§ **YOUR OBJECTIVE**
Read the records below. Copy each line where the string "standalone" occurs.

[RAW RECORDS start]

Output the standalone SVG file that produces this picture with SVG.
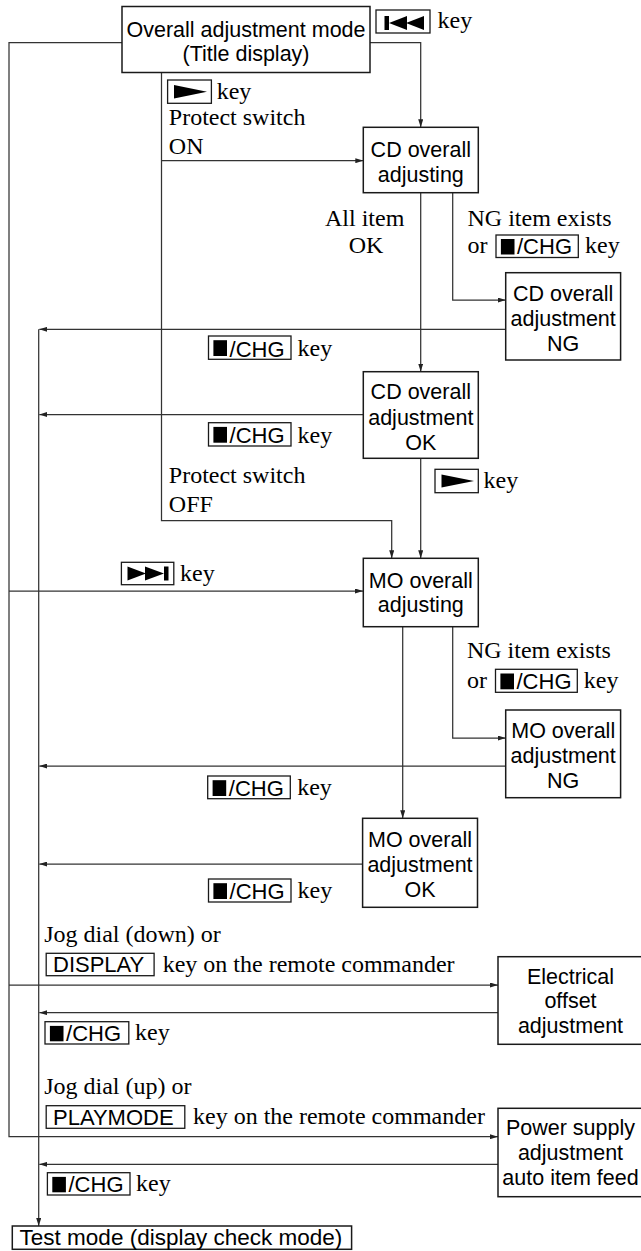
<svg xmlns="http://www.w3.org/2000/svg" width="641" height="1251" viewBox="0 0 641 1251">
<defs>
<marker id="ah" markerUnits="userSpaceOnUse" markerWidth="8" markerHeight="5" refX="8" refY="2.5" orient="auto">
<path d="M0,0 L8,2.5 L0,5 z" fill="#222"/>
</marker>
<style>
.node rect{fill:#fff;stroke:#1a1a1a;stroke-width:1.5}
.nt{font-family:"Liberation Sans",Arial,sans-serif;font-size:21.5px;fill:#000;text-anchor:middle}
.lbl{font-family:"Liberation Serif","Times New Roman",serif;font-size:24px;fill:#000}
.kb{fill:#fff;stroke:#1a1a1a;stroke-width:1.3}
.kt{font-family:"Liberation Sans",Arial,sans-serif;font-size:22px;fill:#000}
.ic{fill:#000}
.conn path{fill:none;stroke:#333;stroke-width:1.25}
.conn path.a{marker-end:url(#ah)}
</style>
</defs>
<rect width="641" height="1251" fill="#fff"/>

<g class="conn" id="connectors">
<path d="M122,42.7 H9 V1136.7 H498" class="a"/>
<path d="M9,591 H363" class="a"/>
<path d="M9,985 H498" class="a"/>
<path d="M370,42.7 H420.7 V127.3" class="a"/>
<path d="M161.5,72.5 V520.7 H391.7 V558.3" class="a"/>
<path d="M161.5,160.7 H363.3" class="a"/>
<path d="M420.7,192.7 V371.7" class="a"/>
<path d="M452.7,192.7 V300 H505.7" class="a"/>
<path d="M38.7,329.3 V1226" class="a"/>
<path d="M505.7,329.3 H39.3" class="a"/>
<path d="M363,414.5 H39.3" class="a"/>
<path d="M420.7,458.3 V558.3" class="a"/>
<path d="M402.7,626.7 V818.3" class="a"/>
<path d="M452.7,626.7 V738 H505.7" class="a"/>
<path d="M505.7,766 H39.3" class="a"/>
<path d="M362.6,864 H39.3" class="a"/>
<path d="M498,1012.7 H39.3" class="a"/>
<path d="M498,1164.3 H39.3" class="a"/>
</g>

<g id="n-overall" class="node">
<rect x="122" y="6.5" width="248" height="66"/>
<text class="nt" x="246" y="36.7">Overall adjustment mode</text>
<text class="nt" x="246" y="61">(Title display)</text>
</g>
<g id="n-cd-adjusting" class="node">
<rect x="363.3" y="127.3" width="115" height="65.4"/>
<text class="nt" x="420.8" y="156.7">CD overall</text>
<text class="nt" x="420.8" y="181.5">adjusting</text>
</g>
<g id="n-cd-ng" class="node">
<rect x="505.7" y="272.7" width="114.9" height="87.3"/>
<text class="nt" x="563.2" y="300.5">CD overall</text>
<text class="nt" x="563.2" y="325.5">adjustment</text>
<text class="nt" x="563.2" y="351">NG</text>
</g>
<g id="n-cd-ok" class="node">
<rect x="363.3" y="371.7" width="115" height="86.6"/>
<text class="nt" x="420.8" y="399.3">CD overall</text>
<text class="nt" x="420.8" y="424.5">adjustment</text>
<text class="nt" x="420.8" y="450">OK</text>
</g>
<g id="n-mo-adjusting" class="node">
<rect x="363.3" y="558.3" width="115" height="68.4"/>
<text class="nt" x="420.8" y="588">MO overall</text>
<text class="nt" x="420.8" y="611.7">adjusting</text>
</g>
<g id="n-mo-ng" class="node">
<rect x="505.7" y="710" width="114.9" height="87.7"/>
<text class="nt" x="563.2" y="737.7">MO overall</text>
<text class="nt" x="563.2" y="762.7">adjustment</text>
<text class="nt" x="563.2" y="788.3">NG</text>
</g>
<g id="n-mo-ok" class="node">
<rect x="362.6" y="818.3" width="114.9" height="89"/>
<text class="nt" x="420" y="847">MO overall</text>
<text class="nt" x="420" y="872">adjustment</text>
<text class="nt" x="420" y="897.3">OK</text>
</g>
<g id="n-electrical" class="node">
<rect x="498" y="956.7" width="146" height="87.6"/>
<text class="nt" x="570.5" y="984">Electrical</text>
<text class="nt" x="570.5" y="1008">offset</text>
<text class="nt" x="570.5" y="1033.3">adjustment</text>
</g>
<g id="n-power" class="node">
<rect x="498" y="1108.3" width="146" height="88.4"/>
<text class="nt" x="570.5" y="1135">Power supply</text>
<text class="nt" x="570.5" y="1160">adjustment</text>
<text class="nt" x="570.5" y="1184.5">auto item feed</text>
</g>
<g id="n-test" class="node">
<rect x="12.3" y="1226" width="339.3" height="23.3"/>
<text class="kt" x="19.6" y="1245.3" style="font-size:22.5px">Test mode (display check mode)</text>
</g>

<g id="labels">
<rect class="kb" x="376" y="10" width="54" height="23"/>
<rect class="ic" x="384.5" y="16" width="4.5" height="14"/>
<polygon class="ic" points="389,23 407,16 407,30"/>
<polygon class="ic" points="406,23 424,16 424,30"/>
<text class="lbl" x="437.5" y="28">key</text>

<rect class="kb" x="167.6" y="80" width="43.8" height="23.3"/>
<polygon class="ic" points="174,85 207,91.7 174,98.5"/>
<text class="lbl" x="216.7" y="99">key</text>
<text class="lbl" x="168.8" y="125">Protect switch</text>
<text class="lbl" x="168.8" y="154">ON</text>

<text class="lbl" x="364.7" y="226" text-anchor="middle">All item</text>
<text class="lbl" x="366" y="253.3" text-anchor="middle">OK</text>

<text class="lbl" x="467.5" y="226">NG item exists</text>
<text class="lbl" x="467.5" y="253.3">or</text>
<rect class="kb" x="496" y="235" width="82.3" height="22.5"/>
<rect class="ic" x="500.9" y="239" width="13.6" height="15.5"/>
<text class="kt" x="517" y="254.3">/CHG</text>
<text class="lbl" x="585" y="253.3">key</text>

<rect class="kb" x="208.5" y="336" width="82.5" height="23.3"/>
<rect class="ic" x="213.4" y="340.2" width="13.6" height="15.8"/>
<text class="kt" x="229.6" y="356.5">/CHG</text>
<text class="lbl" x="297.6" y="356">key</text>

<rect class="kb" x="208.5" y="422.7" width="82.5" height="23.3"/>
<rect class="ic" x="213.4" y="426.9" width="13.6" height="15.8"/>
<text class="kt" x="229.6" y="443.2">/CHG</text>
<text class="lbl" x="297.6" y="442.7">key</text>

<text class="lbl" x="168.8" y="483.3">Protect switch</text>
<text class="lbl" x="168.8" y="512.3">OFF</text>

<rect class="kb" x="435" y="469.3" width="43.3" height="23.4"/>
<polygon class="ic" points="441.5,474.5 474,481 441.5,487.5"/>
<text class="lbl" x="483.6" y="488.3">key</text>

<rect class="kb" x="121.4" y="562.3" width="52.4" height="22.4"/>
<polygon class="ic" points="127.5,566.5 146,573.5 127.5,580.5"/>
<polygon class="ic" points="145,566.5 164,573.5 145,580.5"/>
<rect class="ic" x="164" y="566.5" width="4.5" height="14"/>
<text class="lbl" x="180" y="580.7">key</text>

<text class="lbl" x="466.9" y="658.3">NG item exists</text>
<text class="lbl" x="466.9" y="688.3">or</text>
<rect class="kb" x="495.5" y="669.3" width="81.8" height="23"/>
<rect class="ic" x="500.4" y="673.5" width="13.6" height="15.8"/>
<text class="kt" x="516.5" y="689.3">/CHG</text>
<text class="lbl" x="583.8" y="688.3">key</text>

<rect class="kb" x="207.7" y="776" width="82.6" height="22.7"/>
<rect class="ic" x="212.6" y="780.2" width="13.6" height="15.8"/>
<text class="kt" x="228.8" y="795.6">/CHG</text>
<text class="lbl" x="297.2" y="795">key</text>

<rect class="kb" x="208.5" y="879" width="82.5" height="23"/>
<rect class="ic" x="213.4" y="883.2" width="13.6" height="15.8"/>
<text class="kt" x="229.6" y="899">/CHG</text>
<text class="lbl" x="297.6" y="897.7">key</text>

<text class="lbl" x="44.2" y="941.7">Jog dial (down) or</text>
<rect class="kb" x="46.2" y="953.3" width="107.9" height="22.4"/>
<text class="kt" x="53" y="972">DISPLAY</text>
<text class="lbl" x="162.7" y="971.7">key on the remote commander</text>

<rect class="kb" x="45" y="1021.7" width="83.8" height="22.3"/>
<rect class="ic" x="49.9" y="1025.9" width="13.6" height="15.4"/>
<text class="kt" x="66.1" y="1041">/CHG</text>
<text class="lbl" x="135" y="1040">key</text>

<text class="lbl" x="44.2" y="1094">Jog dial (up) or</text>
<rect class="kb" x="46.2" y="1105.7" width="138.6" height="22.6"/>
<text class="kt" x="53" y="1124.5">PLAYMODE</text>
<text class="lbl" x="193" y="1124">key on the remote commander</text>

<rect class="kb" x="47.4" y="1172.7" width="82.6" height="22.3"/>
<rect class="ic" x="52.3" y="1176.9" width="13.6" height="15.4"/>
<text class="kt" x="68.5" y="1192">/CHG</text>
<text class="lbl" x="136" y="1190.7">key</text>
</g>
</svg>
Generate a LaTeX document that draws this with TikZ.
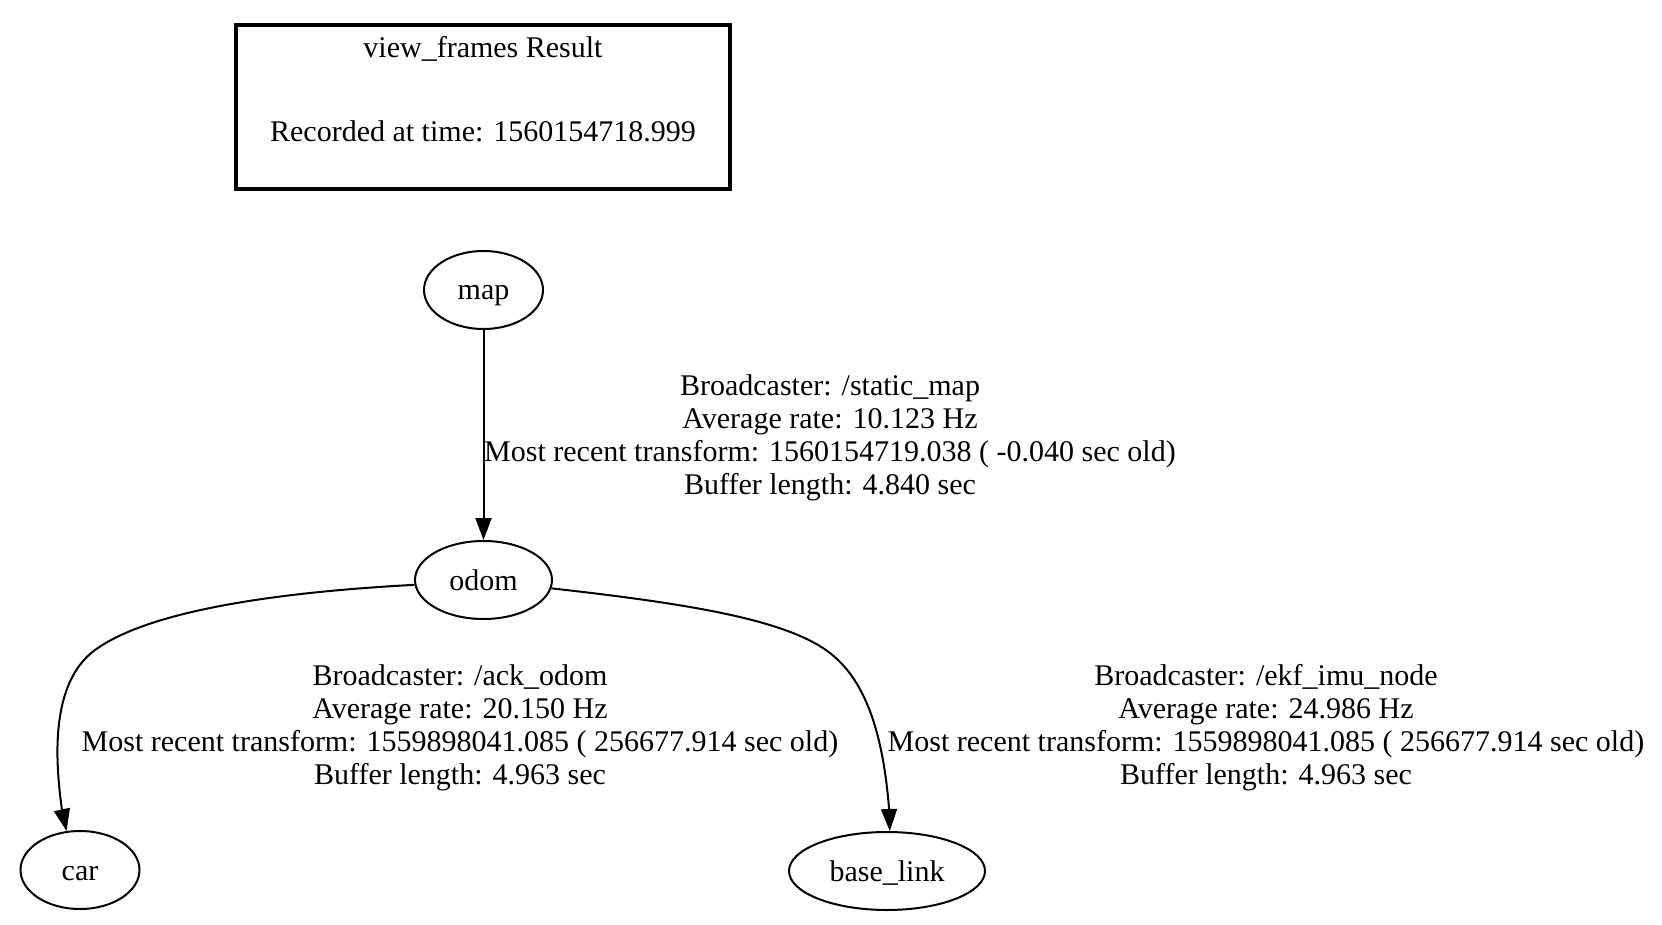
\documentclass[tikz,border=0pt]{standalone}
\usepackage{fontspec}
\setmainfont{Liberation Serif}
\usetikzlibrary{arrows.meta,shapes.geometric}
\begin{document}
\begin{tikzpicture}[x=1pt,y=-1pt,
  every node/.style={font=\fontsize{30}{33}\selectfont},
  frame/.style={draw, ellipse, line width=2pt, minimum height=78pt, inner sep=0pt, text height=22pt, text depth=2pt},
  edge/.style={draw, line width=2pt, -{Triangle[length=22pt,width=16pt]}},
  lbl/.style={align=center, anchor=base, inner sep=0pt},
  txt/.style={anchor=base, inner sep=0pt},
  titlebox/.style={draw, line width=4pt, minimum width=494pt, minimum height=164pt, inner sep=0pt}]
\useasboundingbox (0,0) rectangle (1662,925);
\fill[white] (0,0) rectangle (1662,925);

% title box
\node[titlebox] (title) at (483,107) {};
\node[txt] (t1) at (483,58) {view\_frames Result};
\node[txt] (t2) at (483,142) {Recorded at time: 1560154718.999};

% frames
\node[frame, minimum width=119pt] (map) at (483.5,290) {map};
\node[frame, minimum width=137pt] (odom) at (483.5,580) {odom};
\node[frame, minimum width=119pt] (car) at (80,870) {car};
\node[frame, minimum width=196pt] (base_link) at (887,871) {base\_link};

% edges
\draw[edge] (map) -- (odom);
\draw[edge] (odom.184) .. controls (280,592) and (150,610) .. (95,650)
   .. controls (50,683) and (55,760) .. (62,810) -- (car.109);
\draw[edge] (odom.353) .. controls (700,605) and (800,622) .. (838,660)
   .. controls (875,695) and (885,760) .. (889,808) -- (base_link.86);

% edge labels (base anchor = baseline of the last line)
\node[lbl] (l1) at (830,494) {Broadcaster: /static\_map\\Average rate: 10.123 Hz\\Most recent transform: 1560154719.038 ( -0.040 sec old)\\Buffer length: 4.840 sec};
\node[lbl] (l2) at (460,784) {Broadcaster: /ack\_odom\\Average rate: 20.150 Hz\\Most recent transform: 1559898041.085 ( 256677.914 sec old)\\Buffer length: 4.963 sec};
\node[lbl] (l3) at (1266,784) {Broadcaster: /ekf\_imu\_node\\Average rate: 24.986 Hz\\Most recent transform: 1559898041.085 ( 256677.914 sec old)\\Buffer length: 4.963 sec};
\end{tikzpicture}
\end{document}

[RAW RECORDS end]

§ **REPLY TO THE EXERCISE**
Output the standalone SVG file that produces this picture with SVG.
\documentclass[tikz,border=0pt]{standalone}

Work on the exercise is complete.